Courage Under Fire: From Inner Healing to Global Witness

Courage Under Fire: From Inner Healing to Global Witness

Transformation begins where emotional avoidance finally collapses. Persecuted believers prove courage under unimaginable pressure. Courage is rebuilt daily in lives marked by trauma.

1 min read
Courage Under Fire: From Inner Healing to Global Witness


Most discipleship programs skim the surface. Emotionally Healthy Discipleship goes for the jugular—exposing the buried fears, wounds, and emotional immaturity sabotaging your faith. Their premise is blunt: you can’t follow Jesus courageously if you’re still ruled by what you refuse to face. Transformation starts where avoidance ends.

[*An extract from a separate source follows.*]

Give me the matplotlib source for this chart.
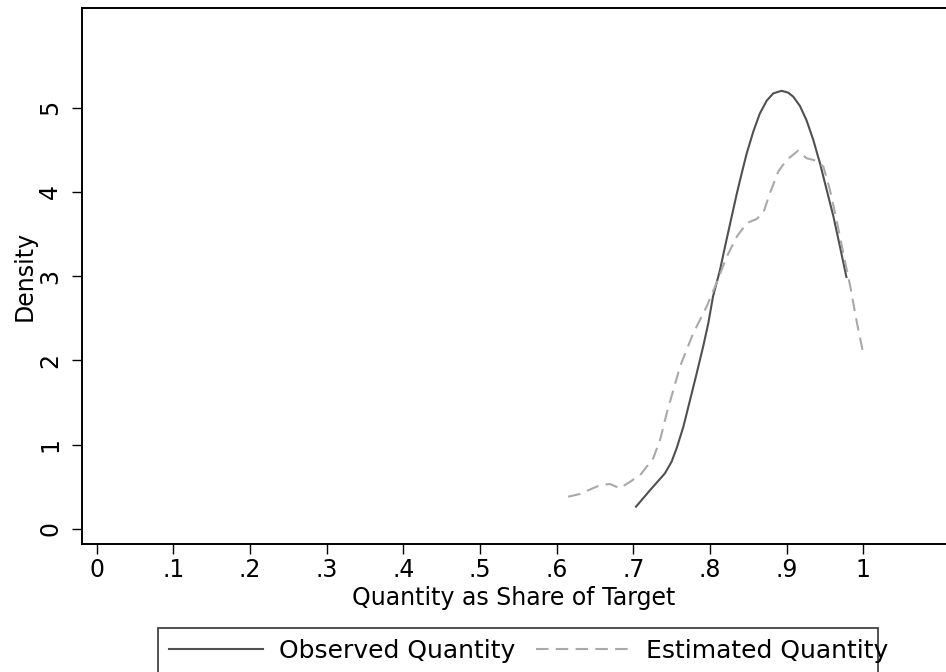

Then there are believers who don't have the luxury of avoidance. Open Doors US works where following Jesus can cost everything – freedom, family, even life. Over 388 million Christians face persecution today, yet many persist with defiant faith, proving courage isn't theoretical – it's forged under pressure most Western Christians will never face.iii

And what happens after trauma reshapes a life? Courage For Life steps into prisons and recovery spaces, delivering Scripture and formation resources to those rebuilding from addiction, abuse, and loss. Here, courage isn’t heroic—it’s daily, fragile, and hard-won, as people rediscover their voice, their story, and their future in Christ.iv

iii. Sobering to remember that for many followers of Jesus in the early church in ancient Rome, “in the arena” wasn’t a metaphor, it was a literal reality.  Susan Bergman’s wonderful book Martyrs reminds us of the heroes that have walked before us and still  walk beside us.

iv. it’s striking how much of attachment theory mirrors Scripture.  In the Bible, “Don’t be afraid” is followed by “For I am WITH you.”  The antidote to fear is generally not to find less daunting circumstances, but to bring the Presence of God into the daunt.  (Is daunt a word?  If it’s not it should be.)